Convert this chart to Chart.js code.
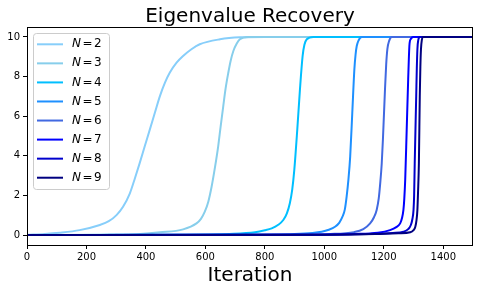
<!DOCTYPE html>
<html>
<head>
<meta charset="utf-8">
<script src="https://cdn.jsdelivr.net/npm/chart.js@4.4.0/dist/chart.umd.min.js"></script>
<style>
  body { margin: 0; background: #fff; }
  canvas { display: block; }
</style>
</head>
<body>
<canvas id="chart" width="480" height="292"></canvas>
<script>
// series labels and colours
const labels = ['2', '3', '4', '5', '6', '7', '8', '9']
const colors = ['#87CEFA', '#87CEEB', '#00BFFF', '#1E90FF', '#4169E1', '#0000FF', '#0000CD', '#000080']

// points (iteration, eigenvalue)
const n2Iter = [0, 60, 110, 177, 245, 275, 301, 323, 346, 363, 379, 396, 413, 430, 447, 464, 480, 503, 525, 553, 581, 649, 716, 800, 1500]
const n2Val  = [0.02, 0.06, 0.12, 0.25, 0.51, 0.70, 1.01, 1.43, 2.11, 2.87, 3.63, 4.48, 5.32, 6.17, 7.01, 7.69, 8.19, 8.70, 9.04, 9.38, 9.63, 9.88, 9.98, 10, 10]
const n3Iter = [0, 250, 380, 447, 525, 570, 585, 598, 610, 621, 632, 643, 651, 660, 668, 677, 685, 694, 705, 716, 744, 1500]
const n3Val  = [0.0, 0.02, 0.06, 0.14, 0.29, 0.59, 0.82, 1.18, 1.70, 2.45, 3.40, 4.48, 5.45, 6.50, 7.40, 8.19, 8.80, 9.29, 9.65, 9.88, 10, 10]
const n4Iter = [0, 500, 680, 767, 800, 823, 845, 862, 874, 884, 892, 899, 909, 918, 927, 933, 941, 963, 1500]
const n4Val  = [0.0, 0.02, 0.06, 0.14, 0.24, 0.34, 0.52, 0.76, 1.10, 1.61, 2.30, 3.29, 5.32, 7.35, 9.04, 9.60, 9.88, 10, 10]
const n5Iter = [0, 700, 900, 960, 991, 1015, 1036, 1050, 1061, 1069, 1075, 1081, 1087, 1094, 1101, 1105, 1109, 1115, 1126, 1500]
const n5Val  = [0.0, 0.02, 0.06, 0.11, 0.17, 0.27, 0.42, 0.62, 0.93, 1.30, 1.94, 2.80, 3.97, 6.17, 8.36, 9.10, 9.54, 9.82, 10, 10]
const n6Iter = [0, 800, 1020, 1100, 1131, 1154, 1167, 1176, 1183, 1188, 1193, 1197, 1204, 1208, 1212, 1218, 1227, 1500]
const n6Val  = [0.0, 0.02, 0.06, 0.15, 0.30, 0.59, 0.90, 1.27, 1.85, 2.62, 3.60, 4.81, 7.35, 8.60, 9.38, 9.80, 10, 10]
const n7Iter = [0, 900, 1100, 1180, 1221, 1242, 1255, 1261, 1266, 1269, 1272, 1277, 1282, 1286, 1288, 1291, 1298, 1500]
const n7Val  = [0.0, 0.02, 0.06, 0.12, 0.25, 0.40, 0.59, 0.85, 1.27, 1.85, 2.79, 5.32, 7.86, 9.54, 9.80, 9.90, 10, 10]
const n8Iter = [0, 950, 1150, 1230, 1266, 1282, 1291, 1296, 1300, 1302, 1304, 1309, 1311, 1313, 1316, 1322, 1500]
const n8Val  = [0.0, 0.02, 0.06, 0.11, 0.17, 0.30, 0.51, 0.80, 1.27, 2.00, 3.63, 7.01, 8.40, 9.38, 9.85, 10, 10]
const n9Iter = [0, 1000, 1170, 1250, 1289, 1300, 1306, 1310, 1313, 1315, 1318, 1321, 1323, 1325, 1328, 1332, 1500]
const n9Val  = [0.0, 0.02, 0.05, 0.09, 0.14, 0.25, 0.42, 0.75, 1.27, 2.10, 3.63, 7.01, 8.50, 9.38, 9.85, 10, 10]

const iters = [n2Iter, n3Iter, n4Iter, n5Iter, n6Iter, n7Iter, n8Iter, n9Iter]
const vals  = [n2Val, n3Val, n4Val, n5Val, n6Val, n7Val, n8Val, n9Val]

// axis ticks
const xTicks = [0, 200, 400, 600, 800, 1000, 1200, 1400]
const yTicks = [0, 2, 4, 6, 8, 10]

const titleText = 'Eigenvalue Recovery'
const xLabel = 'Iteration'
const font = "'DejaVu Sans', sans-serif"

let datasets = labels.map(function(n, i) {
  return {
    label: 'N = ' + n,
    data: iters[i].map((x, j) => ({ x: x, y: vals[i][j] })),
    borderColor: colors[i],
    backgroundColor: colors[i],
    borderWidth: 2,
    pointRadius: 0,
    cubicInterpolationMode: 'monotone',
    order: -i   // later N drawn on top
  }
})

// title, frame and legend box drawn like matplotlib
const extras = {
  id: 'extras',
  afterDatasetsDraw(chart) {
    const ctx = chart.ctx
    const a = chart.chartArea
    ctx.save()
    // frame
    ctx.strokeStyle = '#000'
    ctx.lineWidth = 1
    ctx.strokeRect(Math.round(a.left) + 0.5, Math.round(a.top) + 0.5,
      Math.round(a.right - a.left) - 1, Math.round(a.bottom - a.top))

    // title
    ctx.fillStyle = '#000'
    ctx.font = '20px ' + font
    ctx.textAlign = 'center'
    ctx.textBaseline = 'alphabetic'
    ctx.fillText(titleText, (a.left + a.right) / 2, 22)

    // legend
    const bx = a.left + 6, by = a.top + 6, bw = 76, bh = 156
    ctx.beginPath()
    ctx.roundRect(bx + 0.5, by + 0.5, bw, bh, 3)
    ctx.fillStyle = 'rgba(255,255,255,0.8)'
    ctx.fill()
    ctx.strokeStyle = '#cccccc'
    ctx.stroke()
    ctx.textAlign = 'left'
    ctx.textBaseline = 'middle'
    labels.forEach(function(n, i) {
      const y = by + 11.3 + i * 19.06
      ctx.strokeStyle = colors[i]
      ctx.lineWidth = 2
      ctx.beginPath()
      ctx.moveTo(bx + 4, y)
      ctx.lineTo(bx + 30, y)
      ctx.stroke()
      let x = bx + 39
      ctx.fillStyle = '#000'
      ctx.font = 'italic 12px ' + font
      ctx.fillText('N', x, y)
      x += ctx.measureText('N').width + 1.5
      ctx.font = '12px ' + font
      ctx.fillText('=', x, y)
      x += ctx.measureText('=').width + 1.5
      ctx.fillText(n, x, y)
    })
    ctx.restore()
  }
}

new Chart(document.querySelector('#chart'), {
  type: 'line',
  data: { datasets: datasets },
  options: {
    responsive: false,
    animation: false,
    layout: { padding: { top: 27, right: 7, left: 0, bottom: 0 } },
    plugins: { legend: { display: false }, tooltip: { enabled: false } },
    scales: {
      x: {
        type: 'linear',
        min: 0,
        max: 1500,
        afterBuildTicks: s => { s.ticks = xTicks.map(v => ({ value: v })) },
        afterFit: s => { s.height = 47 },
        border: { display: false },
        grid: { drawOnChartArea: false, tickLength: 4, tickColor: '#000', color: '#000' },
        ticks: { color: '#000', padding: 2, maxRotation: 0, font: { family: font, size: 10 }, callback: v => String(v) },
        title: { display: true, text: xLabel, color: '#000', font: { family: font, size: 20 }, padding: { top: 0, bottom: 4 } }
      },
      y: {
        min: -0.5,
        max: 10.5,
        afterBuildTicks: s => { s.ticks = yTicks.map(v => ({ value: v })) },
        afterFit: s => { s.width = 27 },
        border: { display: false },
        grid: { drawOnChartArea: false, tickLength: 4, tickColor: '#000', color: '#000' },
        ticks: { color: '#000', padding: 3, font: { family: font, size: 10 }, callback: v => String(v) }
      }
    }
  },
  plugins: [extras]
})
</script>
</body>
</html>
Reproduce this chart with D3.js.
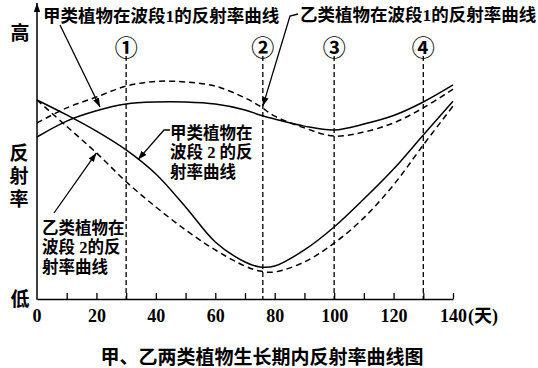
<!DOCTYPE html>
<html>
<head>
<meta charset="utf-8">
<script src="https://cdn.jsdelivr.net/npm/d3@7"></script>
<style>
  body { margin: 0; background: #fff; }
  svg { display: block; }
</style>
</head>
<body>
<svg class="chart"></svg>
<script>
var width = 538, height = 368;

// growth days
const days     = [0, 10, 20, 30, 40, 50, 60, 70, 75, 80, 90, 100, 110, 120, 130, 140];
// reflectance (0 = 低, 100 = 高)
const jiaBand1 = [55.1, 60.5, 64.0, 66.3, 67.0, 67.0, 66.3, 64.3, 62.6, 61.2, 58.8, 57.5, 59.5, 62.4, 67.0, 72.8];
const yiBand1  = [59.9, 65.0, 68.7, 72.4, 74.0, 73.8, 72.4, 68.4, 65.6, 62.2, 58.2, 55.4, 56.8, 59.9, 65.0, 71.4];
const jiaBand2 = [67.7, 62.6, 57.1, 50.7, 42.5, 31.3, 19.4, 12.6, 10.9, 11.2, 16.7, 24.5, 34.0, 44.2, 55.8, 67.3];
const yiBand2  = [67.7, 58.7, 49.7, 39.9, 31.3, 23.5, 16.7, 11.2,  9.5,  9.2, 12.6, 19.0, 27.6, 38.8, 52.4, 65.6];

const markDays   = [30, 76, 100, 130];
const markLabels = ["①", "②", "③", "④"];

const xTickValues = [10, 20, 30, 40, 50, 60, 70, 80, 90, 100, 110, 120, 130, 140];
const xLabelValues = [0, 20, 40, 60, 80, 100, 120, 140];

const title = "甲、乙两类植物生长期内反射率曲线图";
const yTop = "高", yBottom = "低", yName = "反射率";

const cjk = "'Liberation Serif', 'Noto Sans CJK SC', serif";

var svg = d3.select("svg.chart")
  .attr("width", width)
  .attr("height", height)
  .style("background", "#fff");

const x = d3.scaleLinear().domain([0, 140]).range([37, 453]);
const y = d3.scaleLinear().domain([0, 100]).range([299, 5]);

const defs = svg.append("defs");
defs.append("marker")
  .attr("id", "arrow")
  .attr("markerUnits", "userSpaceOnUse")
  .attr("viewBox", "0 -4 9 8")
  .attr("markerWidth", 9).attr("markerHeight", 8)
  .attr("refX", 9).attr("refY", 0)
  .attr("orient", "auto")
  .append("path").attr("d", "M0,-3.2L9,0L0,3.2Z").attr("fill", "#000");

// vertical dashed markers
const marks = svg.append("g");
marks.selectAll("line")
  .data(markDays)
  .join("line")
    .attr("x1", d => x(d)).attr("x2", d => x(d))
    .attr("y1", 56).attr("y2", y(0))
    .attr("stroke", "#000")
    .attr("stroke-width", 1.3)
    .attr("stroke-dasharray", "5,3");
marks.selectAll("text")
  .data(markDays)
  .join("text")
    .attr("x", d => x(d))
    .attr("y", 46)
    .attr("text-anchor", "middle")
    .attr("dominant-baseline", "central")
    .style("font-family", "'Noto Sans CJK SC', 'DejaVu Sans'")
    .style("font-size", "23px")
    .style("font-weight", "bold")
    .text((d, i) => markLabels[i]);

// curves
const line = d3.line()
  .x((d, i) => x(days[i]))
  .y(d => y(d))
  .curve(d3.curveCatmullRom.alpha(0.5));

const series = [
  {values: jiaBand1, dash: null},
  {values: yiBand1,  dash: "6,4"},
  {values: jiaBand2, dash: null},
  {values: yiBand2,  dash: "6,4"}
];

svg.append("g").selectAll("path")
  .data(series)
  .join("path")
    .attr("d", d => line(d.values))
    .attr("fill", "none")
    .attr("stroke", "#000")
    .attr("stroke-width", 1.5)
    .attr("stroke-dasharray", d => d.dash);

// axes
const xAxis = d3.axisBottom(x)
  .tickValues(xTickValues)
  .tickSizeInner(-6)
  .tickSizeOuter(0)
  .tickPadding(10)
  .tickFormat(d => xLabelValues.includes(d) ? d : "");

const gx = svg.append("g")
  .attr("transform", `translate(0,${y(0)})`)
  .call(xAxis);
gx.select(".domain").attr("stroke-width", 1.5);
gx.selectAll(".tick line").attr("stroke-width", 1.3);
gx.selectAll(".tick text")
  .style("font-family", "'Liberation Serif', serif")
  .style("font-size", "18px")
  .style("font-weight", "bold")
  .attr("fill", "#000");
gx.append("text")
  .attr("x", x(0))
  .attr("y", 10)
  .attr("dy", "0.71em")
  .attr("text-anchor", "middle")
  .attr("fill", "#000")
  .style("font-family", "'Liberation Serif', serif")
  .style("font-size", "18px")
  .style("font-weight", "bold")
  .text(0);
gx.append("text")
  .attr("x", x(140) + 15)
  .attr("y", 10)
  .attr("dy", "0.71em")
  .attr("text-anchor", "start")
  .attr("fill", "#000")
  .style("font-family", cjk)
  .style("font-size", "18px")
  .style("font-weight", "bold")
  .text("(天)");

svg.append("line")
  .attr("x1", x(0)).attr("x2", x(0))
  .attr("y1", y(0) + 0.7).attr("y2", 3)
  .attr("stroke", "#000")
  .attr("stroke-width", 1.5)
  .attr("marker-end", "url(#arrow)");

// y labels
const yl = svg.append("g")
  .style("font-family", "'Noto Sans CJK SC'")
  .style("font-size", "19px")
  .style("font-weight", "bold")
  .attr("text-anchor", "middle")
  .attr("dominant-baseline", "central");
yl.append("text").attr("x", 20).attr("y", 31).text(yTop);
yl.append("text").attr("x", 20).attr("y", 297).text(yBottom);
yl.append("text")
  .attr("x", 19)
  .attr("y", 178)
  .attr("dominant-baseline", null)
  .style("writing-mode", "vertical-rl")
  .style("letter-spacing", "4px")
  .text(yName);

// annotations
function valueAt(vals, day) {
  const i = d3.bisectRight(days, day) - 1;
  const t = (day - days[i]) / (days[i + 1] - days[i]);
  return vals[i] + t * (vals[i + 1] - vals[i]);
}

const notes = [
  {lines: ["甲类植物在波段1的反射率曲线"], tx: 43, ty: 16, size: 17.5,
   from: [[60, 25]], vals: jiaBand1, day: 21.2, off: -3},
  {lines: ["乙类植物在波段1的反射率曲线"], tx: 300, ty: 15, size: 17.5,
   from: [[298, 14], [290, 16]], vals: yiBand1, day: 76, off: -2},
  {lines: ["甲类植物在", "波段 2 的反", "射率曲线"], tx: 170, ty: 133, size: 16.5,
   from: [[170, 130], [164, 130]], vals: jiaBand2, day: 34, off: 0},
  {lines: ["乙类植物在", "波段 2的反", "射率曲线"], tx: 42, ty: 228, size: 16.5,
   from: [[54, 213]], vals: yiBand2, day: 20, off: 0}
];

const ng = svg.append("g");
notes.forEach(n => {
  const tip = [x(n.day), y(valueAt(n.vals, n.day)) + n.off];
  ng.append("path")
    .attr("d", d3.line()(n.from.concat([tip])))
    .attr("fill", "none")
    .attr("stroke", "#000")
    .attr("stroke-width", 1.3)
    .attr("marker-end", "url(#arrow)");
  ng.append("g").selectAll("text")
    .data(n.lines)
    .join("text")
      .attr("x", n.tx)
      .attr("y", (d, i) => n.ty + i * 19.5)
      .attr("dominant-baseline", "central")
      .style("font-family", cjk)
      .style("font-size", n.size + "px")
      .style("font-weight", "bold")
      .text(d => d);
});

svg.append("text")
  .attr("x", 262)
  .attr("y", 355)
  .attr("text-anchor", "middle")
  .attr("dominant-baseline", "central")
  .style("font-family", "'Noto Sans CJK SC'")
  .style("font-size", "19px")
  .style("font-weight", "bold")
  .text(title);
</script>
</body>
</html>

#####

Given instruction | All lines above starting at the one with "Reproduce this chart with D3.js." and ending at the one with "var width = 538, height = 368;", inclusive, are to be printed again exactly, with the pictures left out.

The solution |
Reproduce this chart with D3.js.
<!DOCTYPE html>
<html>
<head>
<meta charset="utf-8">
<script src="https://cdn.jsdelivr.net/npm/d3@7"></script>
<style>
  body { margin: 0; background: #fff; }
  svg { display: block; }
</style>
</head>
<body>
<svg class="chart"></svg>
<script>
var width = 538, height = 368;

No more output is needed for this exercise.